Finding a 3 dimensional manifold that integrates involutive distribution given by $X=∂/∂x + z∂/∂y$, $Y =∂/∂z + x∂/∂w$ and $Z =∂/∂w - ∂/∂y$

Question

Finding a 3 dimensional manifold that integrates the involutive distribution given by $X=∂/∂x + z∂/∂y$, $Y =∂/∂z + x∂/∂w$ and $Z =∂/∂w - ∂/∂y$ that passes for $(0,0,0,0)$.

I already know that $Z=[X,Y]$ and I dont know if it can help with something.

The approach I am having is: I need to create an exact one form $\omega=df$ such that $\omega(X)=\omega(Y)=\omega(Z)=0$

Let's suppose that $\omega=adx+bdy+cdz+edw=\partial f/\partial xdx+\partial f/\partial ydy+\partial f/\partial zdz+\partial f/\partial wdz$ so I end up with the following system $a+bz=0$ and $c+bx=0$.

As I have $a=\partial f/\partial x, b=\partial f/\partial y, c=\partial f/\partial z$

so $\partial f/\partial x+z\partial f/\partial y=0$ and $\partial f/\partial z+x\partial f/\partial y=0$ it can be solve by solving the system, so, how can I solve this last systems?

Answer 1

Simplifying the notation a bit we have for the vector fields \begin{align} X&=\partial_x+z\,\partial_y\,,&Y=\partial_z+x\,\partial_w \end{align} the commutator \begin{align}[X,Y] &=\partial_w-\partial_y\,. \end{align} A vector field that is orthogonal to $X,Y$ and $[X,Y]$ is \begin{align} U=U^x\,\partial_x+U^y\,\partial_y+U^z\,\partial_z+U^w\,\partial_w\,,\quad\text{ where } \quad U^\mu=\begin{pmatrix}-uz\\u\\-ux\\u\end{pmatrix}\,, \end{align} and $u$ is an arbitrary function of $x,y,z,w\,.$ To specify $u$ further observe that the one-form \begin{align} \boldsymbol{\alpha}&=U^x\,dx+U^y\,dy+U^z\,dz+U^w\,dw\\[2mm] &=u\underbrace{\big(-z\,dx+dy-x\,dz+dw\big)}_{\textstyle=:\,\boldsymbol{\beta}} \end{align} is closed if and only if $$ d\boldsymbol{\alpha}=du\wedge\boldsymbol{\beta}=0\,. $$ This is seen from \begin{align} d\boldsymbol{\alpha}&=du\wedge\boldsymbol{\beta}+u\,d\boldsymbol{\beta} \end{align} and $d\boldsymbol{\beta}=0\,.$ Obviously, the choice $$ u\equiv 1 $$ makes $\boldsymbol{\alpha}$ equal to $\boldsymbol{\beta}$ and therefore closed. It is also easy to see that $\boldsymbol{\beta}=df$ where $$ f(x,y,z,w)=y+w-xz\,. $$ Therefore, for each constant $c$ the solution to $$ f(x,y,z,w)=c $$ is a three-dimensional integral manifold whose normal vector is $U$ and for which $X,Y,[X,Y]$ are tangent vectors (since they are orthogonal to $U$).

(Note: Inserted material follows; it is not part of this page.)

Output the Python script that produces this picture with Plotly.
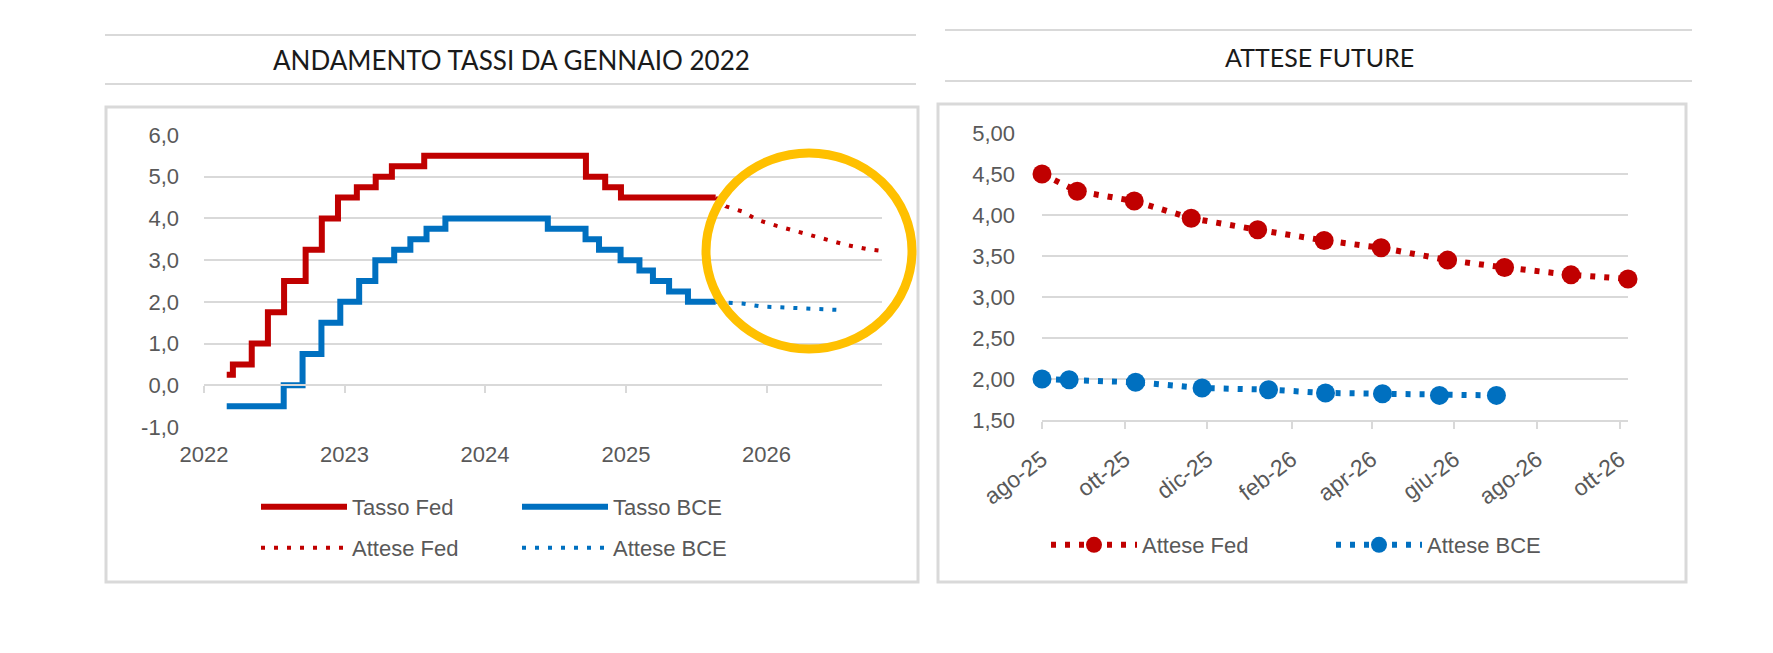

Remark. The previous version of this answer used the integrating factor $u=y+w-xz$ and led to a function $f$ such that $\alpha=df\,:$ \begin{align} f(x,y,z,w)=\frac{x^2z^2+y^2+w^2}{2}-xyz-xzw+wy\,. \end{align} But it turns out that this $f$ can be written as $$ f(x,y,z,w)=\frac{(y+w-xz)^2}{2}\,. $$ So the integral manifolds are the same, as they should.